The reasons for this are complex, and much argued about. To simplify the argument—are the poor parts of the world poor because the rich people stole their wealth and exploited them, or are the rich parts of the world rich because they learned to create wealth? There is truth on both sides, but, taking everything into consideration, I think the preponderance of the evidence points to the latter being the more influential force—the rich world has learned to create wealth. And this system of wealth creation (very short version: liberal democracies, industrialization, and the market system) has impacted virtually every human on the planet. The system has created prosperity. It is this wealth creation that has enabled the food and materials production that now enables 7 billion people to exist. But we are now becoming victims of our own success—all 7 billion are putting pressure on the planet in ways that can’t be sustained. There is fault enough for everyone—from the poor in Kenya cutting down the Mau Forest to make charcoal, to the Vietnamese shrimp farmer impacting stands of mangroves, to U.S. citizens powering their McMansions with power from coal and blithely driving their Hummers to buy latte’s from Starbucks. This ever-increasing population is the root cause of much of the inequality and poverty in the world—it causes economic gains to be diluted in poor countries as those gains are spread to ever increasing numbers.

Unfortunately, I’m not sure we can achieve sustainability on the planet without also making more progress toward equality. If nothing else, the desperately poor (something like a billion people live on less than $1.25 a day, the world’s unofficial baseline for poverty) have far too much to worry about to help try and save the planet. The homeless mother of three in the Sahel who struggles to find drinkable water isn’t in a position to help us effect change. In fact, just the reverse—we need to help her, and others like her. We can’t become truly sustainable until all people on the planet can live meaningful, secure lives. Fortunately, the same monetary and demand power that will push the world toward sustainability can also be used to push the world toward a fairer distribution of wealth. I need to think about this; I don’t think I have enough answers. Fair Trade products are a step in the right direction, but there are surely other ways we can push the world toward a fairer distribution of wealth.

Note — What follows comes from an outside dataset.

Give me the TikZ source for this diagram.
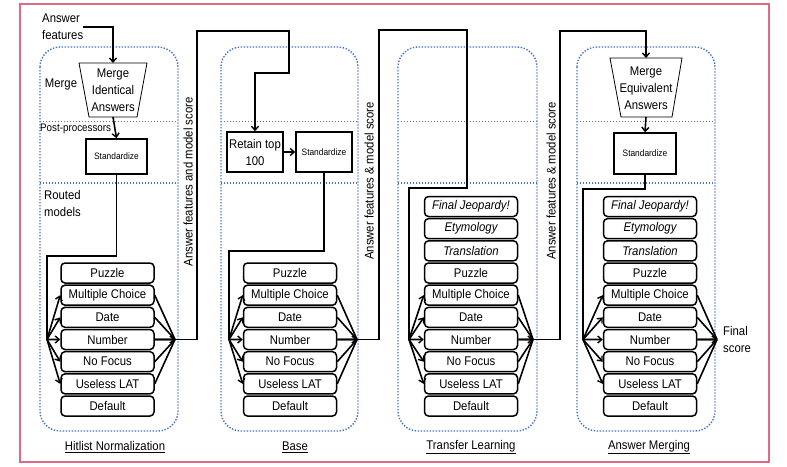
\documentclass[tikz,border=0pt]{standalone}
\usepackage{fontspec}
\setmainfont[FakeStretch=0.9]{Liberation Sans}
\usetikzlibrary{arrows.meta}
\definecolor{framepink}{RGB}{226,104,136}
\definecolor{dotblue}{RGB}{70,114,200}
\newcommand\fsm{\fontsize{12.6}{17}\selectfont}
\newcommand\fss{\fontsize{9.3}{10}\selectfont}
\newcommand\fspp{\fontsize{10.9}{12}\selectfont}
\tikzset{
 conn/.style={line width=1.6pt, line join=miter},
 arr/.style={conn, -{Straight Barb[length=4pt,width=7pt,line width=1.4pt]}},
 colbox/.style={draw=dotblue, line width=1.4pt, dash pattern=on 1.4pt off 1.6pt, rounded corners=20pt},
 divline/.style={draw=dotblue, line width=1.4pt, dash pattern=on 1.4pt off 1.6pt},
 model/.style={draw, line width=1.5pt, rounded corners=4pt, minimum width=93pt, minimum height=20pt, inner sep=0pt, font=\fsm},
 stdbox/.style={draw, line width=1.5pt, inner sep=0pt, font=\fss, align=center},
 lbl/.style={inner sep=0pt, font=\fsm, align=left},
 trap/.style={draw, line width=0.8pt},
}
\begin{document}
\begin{tikzpicture}[x=1pt,y=-1pt]
\useasboundingbox (0,0) rectangle (787,466);
% frame
\draw[framepink, line width=1.2pt] (20,4) rectangle (769,462);
% column boxes
\foreach \xa/\xb in {40/178,221/358,398/537,577/715}{
  \draw[colbox] (\xa,47) rectangle (\xb,431);
  \draw[divline] (\xa,121.5) -- (\xb,121.5);
  \draw[divline] (\xa,183) -- (\xb,183);
}
% bottom labels
\node[lbl] (t1) at (115,447) {\underline{Hitlist Normalization}};
\node[lbl] (t2) at (295,447) {\underline{Base}};
\node[lbl] (t3) at (471,447) {\underline{Transfer Learning}};
\node[lbl] (t4) at (649,447) {\underline{Answer Merging}};

% ---------- column 1 ----------
\node[lbl, anchor=west] (af) at (42,27) {Answer\\features};
\coordinate (tr1a) at (79,63); \coordinate (tr1b) at (147,63);
\coordinate (tr1c) at (137,117); \coordinate (tr1d) at (89,117);
\draw[trap] (tr1a) -- (tr1b) -- (tr1c) -- (tr1d) -- cycle;
\coordinate (tr1top) at (113,63); \coordinate (tr1bot) at (113,117);
\node[lbl, align=center] (m1) at (113,90) {Merge\\Identical\\Answers};
\node[lbl] (mergelbl) at (61,84) {Merge};
\node[inner sep=0pt, font=\fspp, anchor=west] (pp) at (40,129) {Post-processors};
\node[stdbox, minimum width=61pt, minimum height=35pt] (std1) at (116.5,156.5) {Standardize};
\node[lbl, anchor=north west] (rm) at (44,190) {Routed\\models};
\draw[arr] (af.east) -| (tr1top);
\draw[arr] (tr1bot) -- (std1.north);

\foreach \t [count=\i] in {Puzzle,Multiple Choice,Date,Number,No Focus,Useless LAT,Default}{
  \node[model] (c1m\i) at (107.5,{273+(\i-1)*22.17}) {\t};
  \node[model] (c2m\i) at (290,{273+(\i-1)*22.17}) {\t};
}
\foreach \t [count=\i] in {{\itshape Final Jeopardy!},{\itshape Etymology},{\itshape Translation},Puzzle,Multiple Choice,Date,Number,No Focus,Useless LAT,Default}{
  \node[model] (c3m\i) at (471,{206.5+(\i-1)*22.17}) {\t};
  \node[model] (c4m\i) at (650,{206.5+(\i-1)*22.17}) {\t};
}
\coordinate (fanL1) at (47,339.5);  \coordinate (fanR1) at (175,339.5);
\coordinate (fanL2) at (229,339.5); \coordinate (fanR2) at (357,339.5);
\coordinate (fanL3) at (409,339.5); \coordinate (fanR3) at (533,339.5);
\coordinate (fanL4) at (583,339.5); \coordinate (fanR4) at (717,339.5);

\foreach \i in {2,...,6}{
  \draw[arr] (fanL1) -- (c1m\i.west);
  \draw[conn] (c1m\i.east) -- (fanR1);
  \draw[arr] (fanL2) -- (c2m\i.west);
  \draw[conn] (c2m\i.east) -- (fanR2);
}
\foreach \i in {5,...,9}{
  \draw[arr] (fanL3) -- (c3m\i.west);
  \draw[conn] (c3m\i.east) -- (fanR3);
  \draw[arr] (fanL4) -- (c4m\i.west);
  \draw[conn] (c4m\i.east) -- (fanR4);
}
\draw[arr] (c1m4.east) -- (fanR1);
\draw[arr] (c2m4.east) -- (fanR2);
\draw[arr] (c3m7.east) -- (fanR3);
\draw[arr] (c4m7.east) -- (fanR4);

\draw[conn] (std1.south) -- (116.5,256) -- (47,256) -- (fanL1);

% ---------- column 2 ----------
\node[stdbox, font=\fsm, minimum width=56pt, minimum height=40pt] (ret) at (255,152) {Retain top\\100};
\node[stdbox, minimum width=56pt, minimum height=40pt] (std2) at (324,152) {Standardize};
\draw[arr] (ret.east) -- (std2.west);
\draw[arr] (fanR1) -- (197,339.5) -- (197,31) -- (289,31) -- (289,73) -- (255,73) -- (ret.north);
\draw[conn] (std2.south) -- (324,251) -- (229,251) -- (fanL2);
\node[lbl, rotate=90] (v1) at (188,182) {Answer features and model score};

% ---------- column 3 ----------
\draw[conn] (fanR2) -- (379,339.5) -- (379,30) -- (467,30) -- (467,188) -- (409,188) -- (fanL3);
\node[lbl, rotate=90] (v2) at (369,181) {Answer features \& model score};

% ---------- column 4 ----------
\coordinate (tr2a) at (610,58); \coordinate (tr2b) at (682,58);
\coordinate (tr2c) at (672,117); \coordinate (tr2d) at (621,117);
\draw[trap] (tr2a) -- (tr2b) -- (tr2c) -- (tr2d) -- cycle;
\coordinate (tr2top) at (646,58); \coordinate (tr2bot) at (646,117);
\node[lbl, align=center] (m2) at (646,88) {Merge\\Equivalent\\Answers};
\node[stdbox, minimum width=62pt, minimum height=41pt] (std4) at (645,153.5) {Standardize};
\draw[arr] (fanR3) -- (560,339.5) -- (560,31) -- (646,31) -- (tr2top);
\draw[arr] (tr2bot) -- (std4.north);
\draw[conn] (std4.south) -- (645,189) -- (583,189) -- (fanL4);
\node[lbl, rotate=90] (v3) at (551,181) {Answer features \& model score};
\node[lbl, anchor=west] (fs) at (723,339) {Final\\score};
\end{tikzpicture}
\end{document}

But we don’t have this more equal world yet. Right now, I live in my world, and the poorly paid sweatshop worker lives in his, and the desperately poor, in places like Mali and Chad, live in theirs. So, as we begin, Kant’s categorical imperative doesn’t quite seem to apply. The rules I need to follow to move toward sustainability are different for me than they are for the poorer people on the planet. I need to not put herbicides on my lawn, but for the poor in the world this is a truly nonsensical proposition. For that mother in the Sahel, even the idea of wanting a lawn is probably close to ludicrous, let alone pouring drinkable water onto it by the thousands of gallons. So perhaps we need a simpler rule. Perhaps Ghandi’s famous quote, “Be part of the change you seek”. Though our actual actions might vary greatly depending on our circumstances, I think that that basic rule is one that Kant would approve of.